Each thing the child does — whether it’s volunteering at a charity in order to build up the résumé in order to look like a good civic citizen, a hardworking, willingly civic human being; or whether it’s an unpaid internship where one is simply using the internship in order to enhance one’s appearance of experience and knowledge and networking — becomes a way of making herself more attractive to future “investors.”
I’m putting this into very concrete economic terms; but I have to say, whenever I talk about this with undergraduate classes, the groans are audible.
Why do you think that is?
They all recognize themselves.
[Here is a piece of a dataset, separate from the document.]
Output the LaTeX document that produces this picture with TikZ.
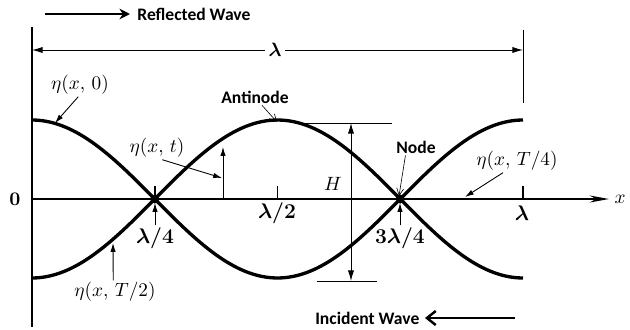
\documentclass[tikz,border=0pt]{standalone}
\usepackage{amsmath}
\usepackage{fontspec}
\newfontfamily\wordfont{Carlito}
\usetikzlibrary{arrows.meta, positioning}
\tikzset{
  wave/.style={line width=1.9pt, line join=round},
  axis/.style={line width=0.9pt},
  dimline/.style={line width=0.5pt, {Latex[length=6pt,width=3.5pt]}-{Latex[length=6pt,width=3.5pt]}},
  helper/.style={line width=0.5pt},
  pointer/.style={-{Latex[length=5pt,width=3pt]}, line width=0.5pt},
  thinpointer/.style={-{Straight Barb[length=4pt,width=4pt]}, line width=0.35pt},
  mathlabel/.style={font=\fontsize{11}{13}\selectfont, inner sep=1pt},
  ticklabel/.style={font=\fontsize{11.5}{13}\selectfont, inner sep=1pt},
  wordlabel/.style={font=\wordfont\bfseries\fontsize{10}{12}\selectfont, inner sep=1pt},
  reflarrow/.style={line width=1.4pt, -{Stealth[length=6pt,width=6pt]}},
  incarrow/.style={line width=1.4pt, -{Straight Barb[length=5pt,width=8pt]}},
}
\begin{document}
\begin{tikzpicture}[x=0.02cm, y=0.02cm]
  \useasboundingbox (-32,-130) rectangle (598,199);

  % axes and ticks
  \draw[axis] (0,172) -- (0,-128);
  \draw[axis, -{Stealth[length=11pt,width=4pt]}] (0,0) -- (577,0);
  \foreach \t in {122.75, 245.5, 491}
    \draw[axis] (\t,0) -- (\t,13);
  \node[mathlabel] (xlabel) at (588,0) {$x$};
  \node[mathlabel] (zero) at (-17,0) {$\boldsymbol{0}$};

  % standing wave (360/491 = 0.7332)
  \draw[wave] plot[domain=0:491, samples=120, smooth] (\x, {79*cos(0.7332*\x)});
  \draw[wave] plot[domain=0:491, samples=120, smooth] (\x, {-79*cos(0.7332*\x)});
  \fill (122.75,0) circle (4.5);
  \fill (368.25,0) circle (4.5);

  % wavelength
  \draw[helper] (491,169) -- (491,96);
  \coordinate (lamleft) at (0,149);
  \coordinate (lamright) at (491,149);
  \draw[dimline] (lamleft) -- (lamright);
  \node[mathlabel, fill=white, inner sep=2pt] (lam) at (243,149) {$\boldsymbol{\lambda}$};

  % height
  \draw[helper] (268,76) -- (360,76);
  \draw[helper] (285,-82) -- (345,-82);
  \coordinate (htop) at (319,76);
  \coordinate (hbot) at (319,-82);
  \draw[dimline] (htop) -- (hbot);
  \node[mathlabel] (hlabel) at (301,15) {$H$};

  % tick labels
  \node[ticklabel] (quarter) at (123,-39) {$\boldsymbol{\lambda/4}$};
  \node[ticklabel] (half) at (245,-14) {$\boldsymbol{\lambda/2}$};
  \node[ticklabel] (threequarter) at (368,-39) {$\boldsymbol{3\lambda/4}$};
  \node[ticklabel] (full) at (490,-14) {$\boldsymbol{\lambda}$};
  \coordinate (quartertip) at (123,-4);
  \coordinate (threequartertip) at (368,-4);
  \draw[pointer] (quarter.north) -- (quartertip);
  \draw[pointer] (threequarter.north) -- (threequartertip);

  % curve labels
  \node[mathlabel] (eta0) at (48,114) {$\eta(x,\,0)$};
  \coordinate (eta0tip) at (23,76);
  \draw[pointer] ([xshift=-1pt]eta0.south) -- (eta0tip);

  \coordinate (tbase) at (191,0);
  \coordinate (ttip) at (191,52);
  \draw[pointer] (tbase) -- (ttip);
  \node[mathlabel] (etat) at (125,51) {$\eta(x,\,t)$};
  \coordinate (etattip) at (190,21);
  \draw[pointer] ([xshift=3pt]etat.south) -- (etattip);

  \node[mathlabel] (etaquarter) at (485,38) {$\eta(x,\,T/4)$};
  \coordinate (etaquartertip) at (433,2);
  \draw[pointer] ([xshift=-8pt]etaquarter.south) -- (etaquartertip);

  \node[mathlabel] (etahalf) at (83,-93) {$\eta(x,\,T/2)$};
  \coordinate (etahalftip) at (81,-44);
  \draw[pointer] ([xshift=-1pt]etahalf.north) -- (etahalftip);

  % antinode and node
  \node[wordlabel] (antinode) at (223,102) {Antinode};
  \coordinate (antinodetip) at (245,77);
  \draw[thinpointer] ([xshift=4pt]antinode.south) -- (antinodetip);
  \node[wordlabel] (nodelabel) at (384,52) {Node};
  \coordinate (nodetip) at (367,3);
  \draw[thinpointer] ([xshift=-6pt]nodelabel.south) -- (nodetip);

  % travelling directions
  \coordinate (reflstart) at (13,185);
  \coordinate (reflend) at (98,185);
  \draw[reflarrow] (reflstart) -- (reflend);
  \node[wordlabel, right=3pt of reflend] (reflected) {Reflected Wave};
  \coordinate (incstart) at (483,-119);
  \coordinate (incend) at (393,-119);
  \draw[incarrow] (incstart) -- (incend);
  \node[wordlabel, left=2pt of incend] (incident) {Incident Wave};
\end{tikzpicture}
\end{document}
They all know that, at every waking moment, they are trying to figure out how to enhance their value so that their future value — what they are speculating in — becomes even greater. They all understand that this is the way they have been living at least since high school. They imagine that this is the way they will live forever.
They understand that they do it in their dating lives, they do it in their social lives, they do it in their fraternities, they do it in their choice of classes and in the way they deal with faculty, they do it in their choice of summer activities and summer jobs — they do it everywhere. They understand that this is the world they live in, even if they haven’t quite named it a practice of “self-investment” or a practice of “enhancing” their “human capital value.”